An opinion filed on July 20, 2020, in the California Court of Appeals, First Appellate District, concluded that a plaintiff cannot recover damages for shortened life expectancy. Johnson v. Monsanto Company (2020) Cal.App. LEXUS 675, is an appeal of one of the first cases to result in a jury verdict against Monsanto Company for their “Roundup products”. Plaintiff was a grounds manager for a school district and a heavy user of Roundup products. He sued Monsanto after contracting non-Hodgkin’s lymphoma. A jury awarded him compensatory damages of $39.3 million dollars and punitive damages of $250 million. The appellate court ultimately reduced the compensatory damages to approximately $10 million dollars and the punitive damages also to approximately $10 million dollars.
The compensatory damages awarded by the jury included $33 million dollars for future non-economic losses for pain and suffering.
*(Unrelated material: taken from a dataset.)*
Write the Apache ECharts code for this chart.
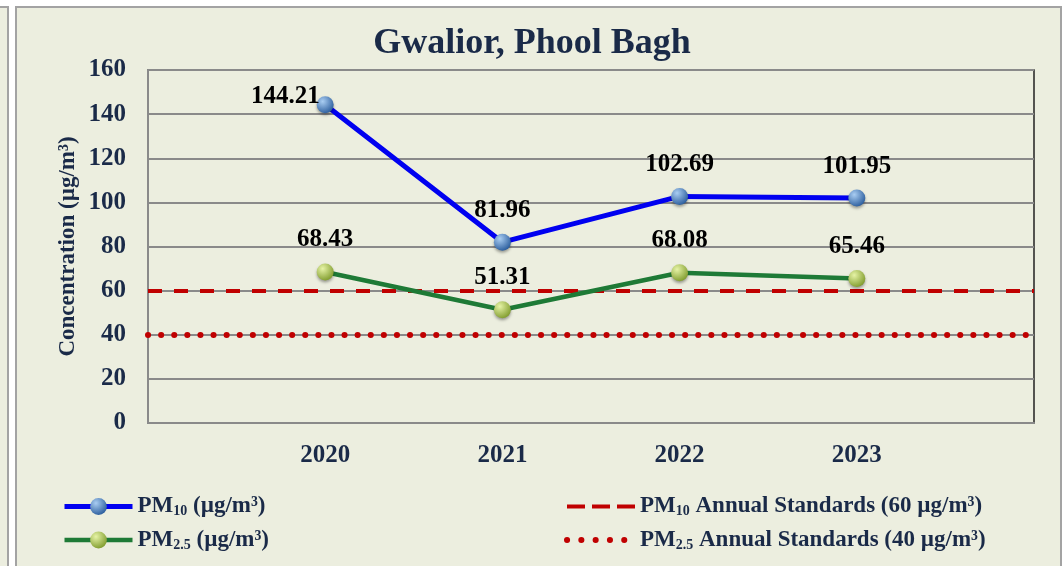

Plaintiff’s counsel argued that his client’s life expectancy was between 2 and 33 years and that he should be awarded $1 million dollars for each potential year of life, equating to $33 million dollars.
The court recognized that compensation for pain and suffering is recompense for pain and suffering actually experienced, and to the extent a premature death terminates the pain and suffering, compensation should be terminated.
Plaintiff’s counsel contended that his client was entitled to damages for a shortened life expectancy. The court concluded the standard jury instruction did not authorize such damages which have never been recognized as recoverable in California. By limiting future noneconomic damages to those the plaintiff was reasonably certain to suffer, the California jury instruction disallowed damages for those years beyond plaintiff’s life expectancy at the time of trial.